更に、密閉容器210の蓋(図示を省略)が閉められ、回転軸230を機械的に固定し、励磁コイル320に高電流を流し、これにより界磁用永久磁石が着磁され、その後、密閉容器210の内部に温風を吹きかけて乾燥させ、内部水分を蒸発させる。
上記構成により、ロータの組み立て(界磁用永久磁石のロータヨーク組み込み)と、ロータのコンプレッサの回転軸への組み込みが個別に生産できるようになった。

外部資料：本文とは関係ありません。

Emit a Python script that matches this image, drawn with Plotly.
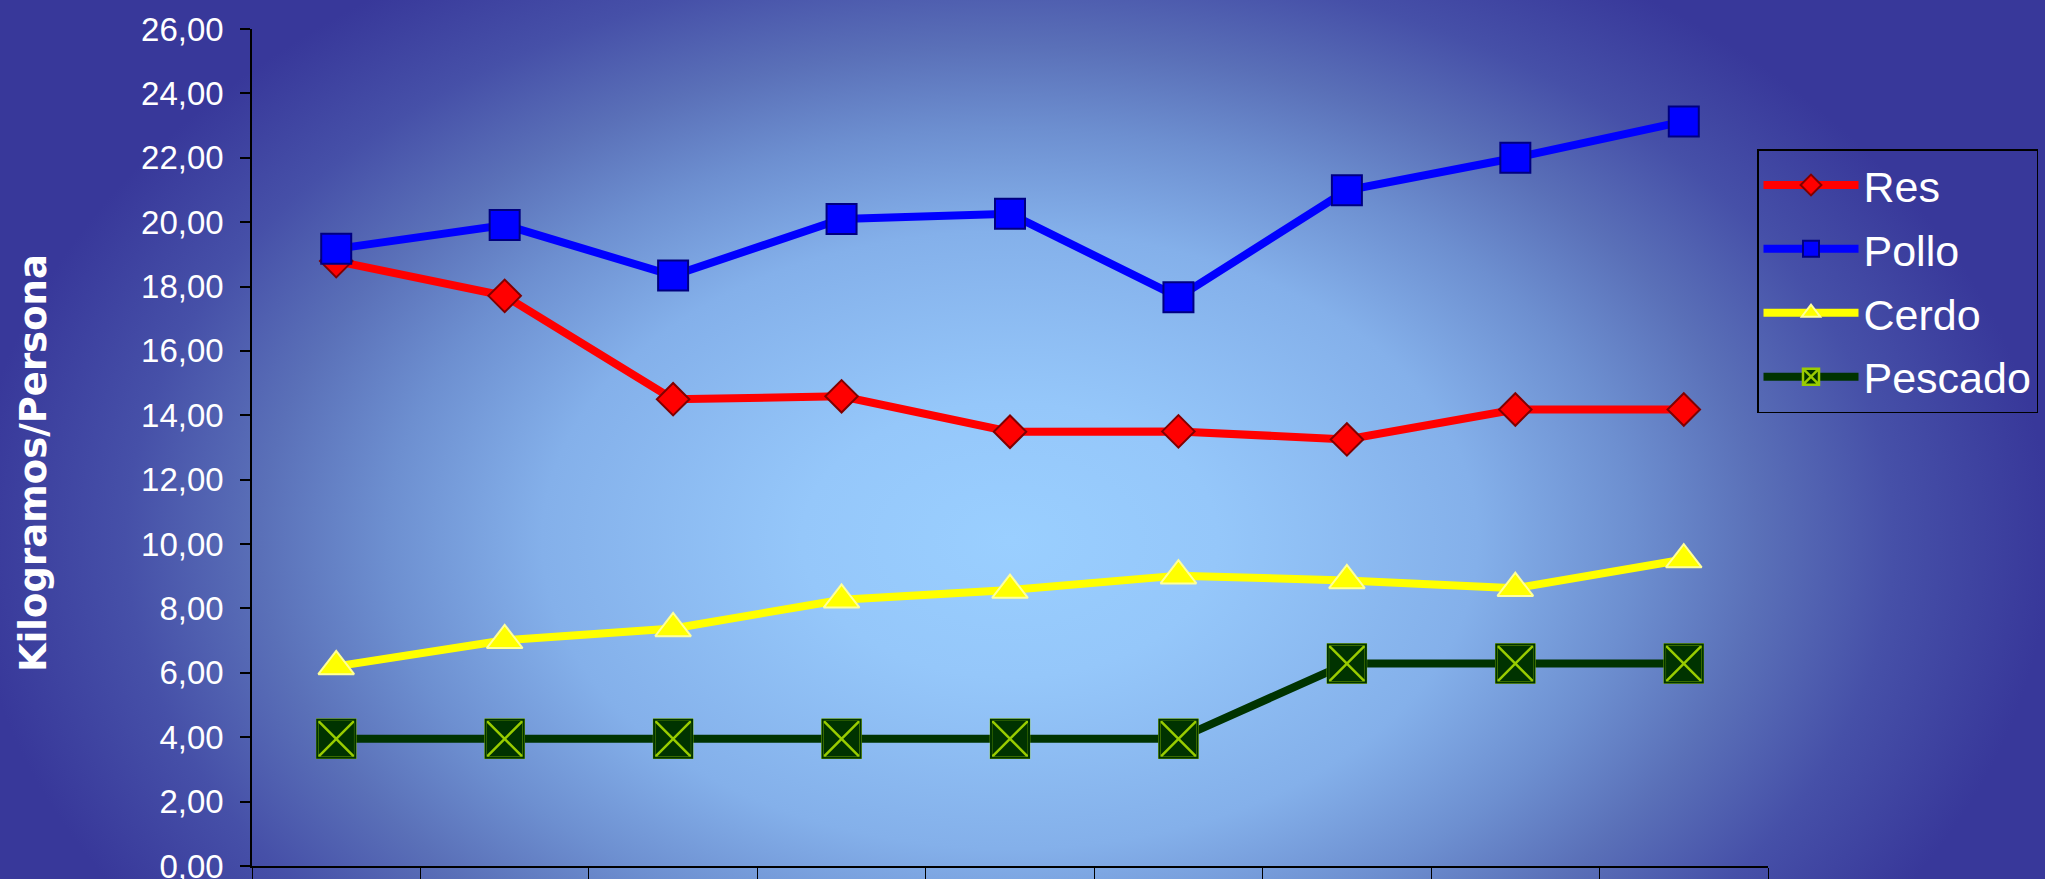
import base64
import plotly.graph_objects as go

categories = ["1", "2", "3", "4", "5", "6", "7", "8", "9"]
res = [18.79, 17.71, 14.50, 14.59, 13.49, 13.50, 13.25, 14.18, 14.18]
pollo = [19.17, 19.91, 18.34, 20.10, 20.26, 17.67, 20.99, 22.00, 23.13]
cerdo = [6.20, 7.01, 7.38, 8.27, 8.57, 9.02, 8.87, 8.63, 9.52]
pescado = [3.95, 3.95, 3.95, 3.95, 3.95, 3.95, 6.29, 6.29, 6.29]
y_ticks = [0, 2, 4, 6, 8, 10, 12, 14, 16, 18, 20, 22, 24, 26]

W, H = 2045, 879
L, R, T, B = 252, 277, 29, 13
PW, PH = W - L - R, H - T - B

svg = f'''<svg xmlns="http://www.w3.org/2000/svg" width="{W}" height="{H}" viewBox="0 0 {W} {H}">
<defs><radialGradient id="g" gradientUnits="userSpaceOnUse" cx="1010" cy="540" r="1040"
 gradientTransform="translate(1010 540) scale(1 0.66) translate(-1010 -540)">
<stop offset="0" stop-color="#9acfff"/>
<stop offset="0.2" stop-color="#95c7fa"/>
<stop offset="0.45" stop-color="#84b0ea"/>
<stop offset="0.6" stop-color="#6d8fd0"/>
<stop offset="0.72" stop-color="#5a70b8"/>
<stop offset="0.85" stop-color="#4650a8"/>
<stop offset="1" stop-color="#38389a"/>
</radialGradient></defs>
<rect x="0" y="0" width="{W}" height="{H}" fill="url(#g)"/></svg>'''
bg_uri = "data:image/svg+xml;base64," + base64.b64encode(svg.encode()).decode()

FONT = "Liberation Sans, Arial, sans-serif"

fig = go.Figure()
fig.add_trace(go.Scatter(
    x=categories, y=res, name="Res", mode="lines+markers", legendgroup="res",
    line=dict(color="#ff0000", width=8),
    marker=dict(symbol="diamond", size=25, color="#ff0000",
                line=dict(color="#800000", width=2))))
fig.add_trace(go.Scatter(
    x=categories, y=pollo, name="Pollo", mode="lines+markers", legendgroup="pollo",
    line=dict(color="#0000ff", width=8),
    marker=dict(symbol="square", size=30, color="#0000ff",
                line=dict(color="#000080", width=2))))
fig.add_trace(go.Scatter(
    x=categories, y=cerdo, name="Cerdo", mode="lines+markers", legendgroup="cerdo",
    line=dict(color="#ffff00", width=8),
    marker=dict(symbol="triangle-up", size=31, color="#ffff00",
                line=dict(color="#ffff99", width=2))))
fig.add_trace(go.Scatter(
    x=categories, y=pescado, name="Pescado", mode="lines+markers",
    line=dict(color="#003300", width=8), legendgroup="pes",
    marker=dict(symbol="square-x", size=38, color="#003300",
                line=dict(color="#99cc00", width=2.5))))
fig.add_trace(go.Scatter(
    x=categories, y=pescado, name="Pescado", mode="markers",
    legendgroup="pes", showlegend=False, hoverinfo="skip",
    marker=dict(symbol="square-open", size=38, color="#003300",
                line=dict(color="#003300", width=2))))

fig.update_layout(
    width=W, height=H,
    margin=dict(l=L, r=R, t=T, b=B, pad=0, autoexpand=False),
    paper_bgcolor="#3a3c9a", plot_bgcolor="rgba(0,0,0,0)",
    separators=",.",
    font=dict(family=FONT, color="white", size=33),
    showlegend=True,
    legend=dict(
        x=(1757 - L) / PW, y=1 - (149 - T) / PH, xanchor="left", yanchor="top",
        bgcolor="rgba(0,0,0,0)", bordercolor="#000000", borderwidth=1.5,
        font=dict(size=43, color="white", family=FONT), itemwidth=95,
        traceorder="grouped", tracegroupgap=5),
    images=[dict(source=bg_uri, xref="paper", yref="paper",
                 x=-L / PW, y=1 + T / PH, sizex=W / PW, sizey=H / PH,
                 xanchor="left", yanchor="top", sizing="stretch", layer="below")],
    xaxis=dict(type="category", tickson="boundaries", ticks="outside", ticklen=16,
               tickcolor="black", tickwidth=1, showticklabels=False, showgrid=False,
               showline=True, linecolor="black", linewidth=2, zeroline=False,
               automargin=False, range=[-0.5, len(categories) - 0.5]),
    yaxis=dict(range=[0, 26], tickvals=y_ticks, tickformat=".2f", ticks="outside",
               ticklen=10, tickcolor="black", tickwidth=1.5, showgrid=False,
               showline=True, linecolor="black", linewidth=1.5, zeroline=False,
               automargin=False, ticklabelstandoff=10, ticklabeloverflow="allow"),
    annotations=[dict(text="<b>Kilogramos/Persona</b>", textangle=-90,
                      xref="paper", yref="paper",
                      x=(33 - L) / PW, y=1 - (463 - T) / PH,
                      xanchor="center", yanchor="middle", showarrow=False,
                      font=dict(size=37, color="white",
                                family="DejaVu Sans, sans-serif"))],
)

fig.write_html("out.html", config={"displayModeBar": False},
               post_script="document.body.style.margin='0';document.body.style.overflow='hidden';")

その結果、工程の簡易化及び時間の短縮化が図れる。
【発明の効果】
本発明は以上説明したように、回転子のヨークは多数の鋼板を積層して形成され、外周上に2n倍(nは正整数)の磁極を有し、回転軸孔からほぼ等しい距離の全磁極又は1つおきの基部にスロットを備え、このスロットには、無電解ニッケルメッキが施された界磁用永久磁石を挿入してなる永久磁石回転子の製造方法において、前記ニッケルメッキの熱処理を、無電解ニッケルメッキが施された界磁用永久磁石をロータヨークの前記スロットに挿着した後に行う永久磁石回転子の製造方法であり、これにより、工程の簡易化及び製造時間の短縮化を図ることができる。
【図面の簡単な説明】
【図1】 永久磁石回転子を分解して示す斜視図である。
【図2】 界磁用永久磁石を示す図で、(a)はその斜視図、(b)はその中央部の断面図、(c)はその端部の断面図である。
【図3】 電気メッキ装置を示す概念構成図である。
【図4】 磁石に施されるメッキ層の厚みを示す図である。
【図5】 電気メッキ装置を示す概念構成図である。
【図6】 電気メッキ装置を示す概念構成図である。
【図7】 無電解ニッケルメッキの熱処理温度とビッカース硬さとの関係を示す図である。
【図8】 コンプレッサに永久磁石回転子のロータヨークを挿入する断面図である。
【図9】 従来の冷凍サイクル用コンプレッサを示す縦断面図である。
【符号の説明】
1 永久磁石回転子
2 ロータヨーク
3 界磁用永久磁石
3A 界磁用永久磁石の中央部
3B 界磁用永久磁石の端部
4 けい素鋼板
5 磁極
6 スロット
M1 電気ニッケルメッキ

Claims (2)

  1. 回転子のヨークは多数の鋼板を積層して形成され、外周上に2n倍(nは正整数)の磁極を有し、回転軸孔からほぼ等しい距離の全磁極又は1つおきの基部にスロットを備え、このスロットには、無電解ニッケルメッキが施された界磁用永久磁石を挿入してなる永久磁石回転子の製造方法において、
    前記ニッケルメッキの熱処理を、無電解ニッケルメッキが施された界磁用永久磁石をロータヨークの前記スロットに挿着した後に行うことを特徴とする永久磁石回転子の製造方法。
  2. 前記熱処理温度が、350〜400℃であることを特徴とする請求項1記載の永久磁石回転子の製造方法。